A bed. Beds are underrated wonder mechanisms! They hold and support you in so many loving ways, even the bad ones. But they are under-cherished, under-considered, under-appreciated items that every single person reading this has . . . and I know this because I was one of you, until I rode across America on my bicycle.

Then it was eight complete solid weeks of camping, i. e. sleeping in a sleeping bag on the floor with nothing between you and the cold cold floor except a one inch thermarest air mattress, that is, if it remains inflated all the night long. While indoors, it is truly still camping. Trust me. I am now an authority on this. Can you actually sleep in a sleeping bag on a thermarest for eight weeks? Actually yes, but not well, nor deeply, nor comfortably, unless you are also eight years old. Never undervalue your bed.

A shower. A shower is truly a marvel. In the last 48 hours I have literally taken seven showers. I finally feel clean for the first time in eight weeks. I wish I were still in the shower instead of on this airplane! Showers have the power to change your perspective, attitude, feelings, outlook, futures, present, memories - they are the wonder drug! Taking a shower with 20 other guys, in some of the moldiest, dirtiest, fungi-infested, stopped-up-drains, no water pressure, no lights sometimes, even in a baptistery once!, horror movie kinds of places for eight weeks, gives one a deeply spiritual appreciation for a modern shower that all of us have in our personal homes.

Showers that have hot water, and showers that have knobs from which we can call on that hot water to come-to-me experiences. Instead we had showers where you have to hold a "button" in, under pressure, sometimes under extreme pressure, in order for the water to trickle out. Try washing hair with one hand! Hey, trying washing anything with one hand while holding "the button!" Try wetting your bar of soap and rolling it around in your hand (singular), while holding "the button." It will invariably shoot across the scum infested floor to the other side of the shower directly under someone else's feet who is also trying to accomplish the same feat. Never undervalue your shower.
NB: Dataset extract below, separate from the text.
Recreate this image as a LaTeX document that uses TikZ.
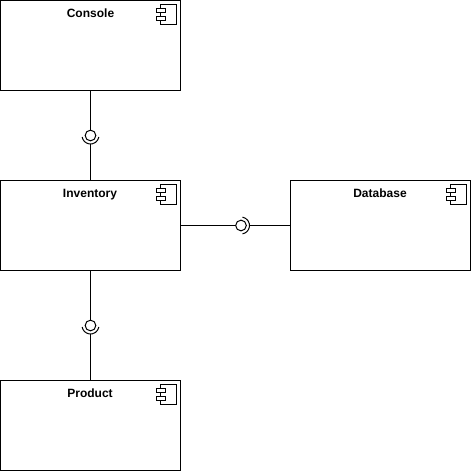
\documentclass[tikz,border=0pt]{standalone}
\usepackage{fontspec}
\setmainfont{Liberation Sans}

\tikzset{
	compbox/.style={draw,line width=0.75pt,minimum width=135pt,minimum height=67.5pt,inner sep=0pt,outer sep=0pt},
	comptext/.style={anchor=base,inner sep=0.75pt,font=\bfseries\fontsize{9pt}{11pt}\selectfont},
	ball/.style={draw,circle,line width=0.75pt,minimum size=8pt,inner sep=0pt,outer sep=0pt},
}

\newcommand{\compicon}[1]{
	\draw [line width=0.75pt] (#1)++(-10.5,-16.5) rectangle ++(16,20);
	\draw [line width=0.75pt,fill=white] (#1)++(-15,-12.5) rectangle ++(9.5,4.5);
	\draw [line width=0.75pt,fill=white] (#1)++(-15,-4.5) rectangle ++(9.5,4.5);
}

\begin{document}
\begin{tikzpicture}[x=0.75pt,y=0.75pt,yscale=-1,xscale=1]
	\useasboundingbox (0,0) rectangle (471,471);
	% components
	\node [compbox] (console) at (90.5,45.5) {};
	\node [compbox] (inventory) at (90.5,225.5) {};
	\node [compbox] (database) at (380.5,225.5) {};
	\node [compbox] (product) at (90.5,425.5) {};
	\node [comptext] (consoleText) at (90.5,17) {Console};
	\node [comptext] (inventoryText) at (90,197) {Inventory};
	\node [comptext] (databaseText) at (380,197) {Database};
	\node [comptext] (productText) at (90,397) {Product};
	% icons
	\coordinate (consoleIcon) at (171,20.5);
	\coordinate (inventoryIcon) at (171,200.5);
	\coordinate (databaseIcon) at (461,200.5);
	\coordinate (productIcon) at (171,400.5);
	\compicon{consoleIcon}
	\compicon{inventoryIcon}
	\compicon{databaseIcon}
	\compicon{productIcon}
	% interfaces
	\node [ball] (ballTop) at (90.5,135.5) {};
	\node [ball] (ballRight) at (241,225.5) {};
	\node [ball] (ballBottom) at (90.5,325.5) {};
	\coordinate (socketTop) at (90.5,144);
	\coordinate (socketRight) at (249.5,225.5);
	\coordinate (socketBottom) at (90.5,334);
	\draw [line width=0.75pt] (ballTop.center)++(10:8.5) arc (10:170:8.5);
	\draw [line width=0.75pt] (ballRight.center)++(-80:8.5) arc (-80:80:8.5);
	\draw [line width=0.75pt] (ballBottom.center)++(10:8.5) arc (10:170:8.5);
	\draw [line width=0.75pt] (console) -- (ballTop);
	\draw [line width=0.75pt] (socketTop) -- (inventory);
	\draw [line width=0.75pt] (inventory) -- (ballRight);
	\draw [line width=0.75pt] (socketRight) -- (database);
	\draw [line width=0.75pt] (inventory) -- (ballBottom);
	\draw [line width=0.75pt] (socketBottom) -- (product);
\end{tikzpicture}
\end{document}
Finally a toilet. And of course we DID have a toilet in every place we stayed. The part you have to appreciate is that most often it was a single equal opportunity throne, to be shared with 20 other guys. Electronics were immediately banned, as were all reading materials! And trying to keep the girls from hijacking your single throne was almost impossible! Unless it happened to be one of those wonderful places where the door would not lock and the stall had no door! Assuming your place even had a stall surrounding the throne!
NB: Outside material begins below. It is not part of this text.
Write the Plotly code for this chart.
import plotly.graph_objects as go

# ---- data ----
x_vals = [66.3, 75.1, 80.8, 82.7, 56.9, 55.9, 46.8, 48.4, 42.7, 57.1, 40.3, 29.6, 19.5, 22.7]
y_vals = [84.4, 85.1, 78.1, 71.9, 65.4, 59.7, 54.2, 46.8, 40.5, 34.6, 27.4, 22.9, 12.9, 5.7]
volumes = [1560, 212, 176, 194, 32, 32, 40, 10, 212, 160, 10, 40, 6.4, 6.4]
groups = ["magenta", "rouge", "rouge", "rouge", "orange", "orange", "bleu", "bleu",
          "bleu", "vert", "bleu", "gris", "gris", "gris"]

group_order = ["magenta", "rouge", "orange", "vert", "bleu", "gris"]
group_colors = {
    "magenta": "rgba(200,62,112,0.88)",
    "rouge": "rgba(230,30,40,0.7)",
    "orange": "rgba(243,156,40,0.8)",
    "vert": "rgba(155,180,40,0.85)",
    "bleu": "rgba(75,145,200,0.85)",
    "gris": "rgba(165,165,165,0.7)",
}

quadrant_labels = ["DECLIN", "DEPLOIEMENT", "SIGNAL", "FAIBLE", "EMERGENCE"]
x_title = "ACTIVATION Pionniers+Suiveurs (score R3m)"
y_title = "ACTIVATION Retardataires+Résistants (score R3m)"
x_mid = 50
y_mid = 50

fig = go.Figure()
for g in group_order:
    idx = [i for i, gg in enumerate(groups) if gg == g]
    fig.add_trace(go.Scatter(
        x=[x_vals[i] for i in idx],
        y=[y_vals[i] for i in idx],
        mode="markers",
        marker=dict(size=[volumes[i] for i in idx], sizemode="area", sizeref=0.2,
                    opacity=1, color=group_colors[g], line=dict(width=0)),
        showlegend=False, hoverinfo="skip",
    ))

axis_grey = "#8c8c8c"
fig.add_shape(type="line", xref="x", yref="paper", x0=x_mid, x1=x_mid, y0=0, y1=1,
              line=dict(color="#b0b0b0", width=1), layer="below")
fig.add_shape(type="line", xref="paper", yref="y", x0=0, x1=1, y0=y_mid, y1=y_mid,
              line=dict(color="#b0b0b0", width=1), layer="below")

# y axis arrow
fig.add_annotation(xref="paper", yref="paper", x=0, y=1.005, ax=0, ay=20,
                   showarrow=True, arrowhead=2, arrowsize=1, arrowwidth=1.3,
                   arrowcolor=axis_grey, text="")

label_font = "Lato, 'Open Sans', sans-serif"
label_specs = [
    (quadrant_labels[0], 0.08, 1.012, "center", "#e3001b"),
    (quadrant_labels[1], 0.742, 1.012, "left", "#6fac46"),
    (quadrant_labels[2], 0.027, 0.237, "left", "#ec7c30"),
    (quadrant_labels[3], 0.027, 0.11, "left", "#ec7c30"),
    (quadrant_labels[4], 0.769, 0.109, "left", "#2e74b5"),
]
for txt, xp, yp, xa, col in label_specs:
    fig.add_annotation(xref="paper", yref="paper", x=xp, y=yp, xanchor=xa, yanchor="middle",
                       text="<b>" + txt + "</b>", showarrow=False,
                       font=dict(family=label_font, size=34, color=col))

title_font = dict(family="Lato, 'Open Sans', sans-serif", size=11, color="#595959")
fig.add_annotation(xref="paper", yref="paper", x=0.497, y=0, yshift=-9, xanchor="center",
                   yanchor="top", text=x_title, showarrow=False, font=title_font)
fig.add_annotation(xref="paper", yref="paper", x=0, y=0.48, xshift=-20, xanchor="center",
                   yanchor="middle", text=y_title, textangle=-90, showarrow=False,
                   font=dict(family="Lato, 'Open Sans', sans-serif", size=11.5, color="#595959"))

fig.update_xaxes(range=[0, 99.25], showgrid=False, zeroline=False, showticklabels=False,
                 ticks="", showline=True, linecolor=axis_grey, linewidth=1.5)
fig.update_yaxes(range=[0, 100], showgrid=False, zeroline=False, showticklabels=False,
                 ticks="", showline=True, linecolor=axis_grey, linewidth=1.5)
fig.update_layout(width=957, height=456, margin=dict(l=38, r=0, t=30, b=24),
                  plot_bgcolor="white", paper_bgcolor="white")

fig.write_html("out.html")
And while we did have a toilet, there was no, absolutely none, zero, nada, privacy ever. Imagine brushing your teeth each morning to the music of others on the throne! Imagine the hope of toilet paper which might not do you permanent damage when used. Number 10 grade sandpaper would have been kinder! Imagine never having enough TIME to finish your business, because there was only one throne and 20 guys. It's like being on the golf course and having someone constantly hurry your every shot! Never undervalue your toilet/privacy.

Never undervalue what you already have. Take some time and appreciate what you already have. Be grateful, thankful, and overwhelmed by how good you have it!

Wednesday, August 10, 2016

Grit?

Today was a beautiful 80 mile ride day through Ohio, on rural roads, light traffic, low humidity, and ok, we did have a headwind, but that was just a wonderful cooling breeze as far as I was concerned, although there was a great deal of whining about it from the other riders that came in after me. Today is a blog about consistency.

All my life I have gotten to where I am going, by consistency. What is phenomenally disappointing is the amount of jealousy and resentment that this has caused in so many people. Riding across America has just been a repeating story-within-a-story of what I have experienced my whole life. We have been riding on this 3500 mile ride for over seven weeks now, and the whining and complaining (jealousy) about my "speed" and "how fast I am" is just ludicrous. First of all I am riding the heaviest bike of all riders on the entire ride - the one and only mountain bike. Most people's entire bicycle weigh less than my front RockShox fork weighs! Try pushing that up the Rocky Mountains! Secondly I am a chronically weight challenged, middle-age grandfather of three. Come on people, look at the facts here!

Today is a perfect example of most days out on the route. I start off slow and steady to get my old bones warmed up and the blood flowing (which seems to take longer each and every day!). I am often at the end of the long line of riders, but sometimes I start in the middle and occasional near the front. But today is the example we are using - I started 12th out of 29 riders. At the end of 10 miles I was 9th out of 29 riders. By the time we reached the first rest stop at the 20 mile marker I was 7th out of 26 riders (because we had 3 drop out for the day at this point) By the time we reached the second rest stop at the 40 mile marker I was 4th out of 26 riders. By the time we reach the third rest stop at the 60 mile marker I was 2nd. And then at the end of the 80 mile ride I was first. Typical day. I was as surprised as always. It is called consistency, faithfulness, stubbornness, grit, focus, tenacity, determination, luck or stupidity - depending on what your point of view is and what kind of person you want to be.

Every single person can choose to ride at the exact same speed as me. They ALL have better equipment, they all have the same tools or better, many of them have youth on their side as well, and they all have excuses. I wonder what would happen if I did not stop to take pictures along the way?? My one and only point here is that consistency can produce astonishing and unexpected results over and over again. It is the story of my life. Try it and don't waver, and be amazed.

Sunday, August 07, 2016

Your real face

An early early Sunday morning at Starbucks, getting a legit coffee and hot breakfast (compared to the breakfast cereals I have had to eat these last seven weeks). Sitting in a soft chair, soaking up some atmosphere and peace before heading back to the biking group, and the pain of group dynamics. I had never realized how much of an introvert I can be . . . don't laugh, because it is a big enough adjustment without you laughing at me! And yes I have snickered about this quite a bit over the last month, as the realization has come to me.

Is it possible that I have been forced into a public persona that oozes charisma and energy and extrovertism and all that exhausting group leadership stuff all these years? Is it possible that this is what I thought a pastor/missionary/leader had to be? Is it possible that this is not very much me at all??  Whoa!! 

Does anyone else find the effort to speak out loud, especially early in the morning, to be excruciating, almost beyond possibility? Do you find that not entering into every fight or conversation (ala Joe Callaway) to be freeing? Do you wish that there was a lot more silence and quiet in the world? Do you find you can impact and lead indirectly just as well, perhaps even better than from the front? Do you wish frequently that the idiots would shut up? 

Then perhaps, maybe, perchance, your real face is something other than you have practiced for 50 years.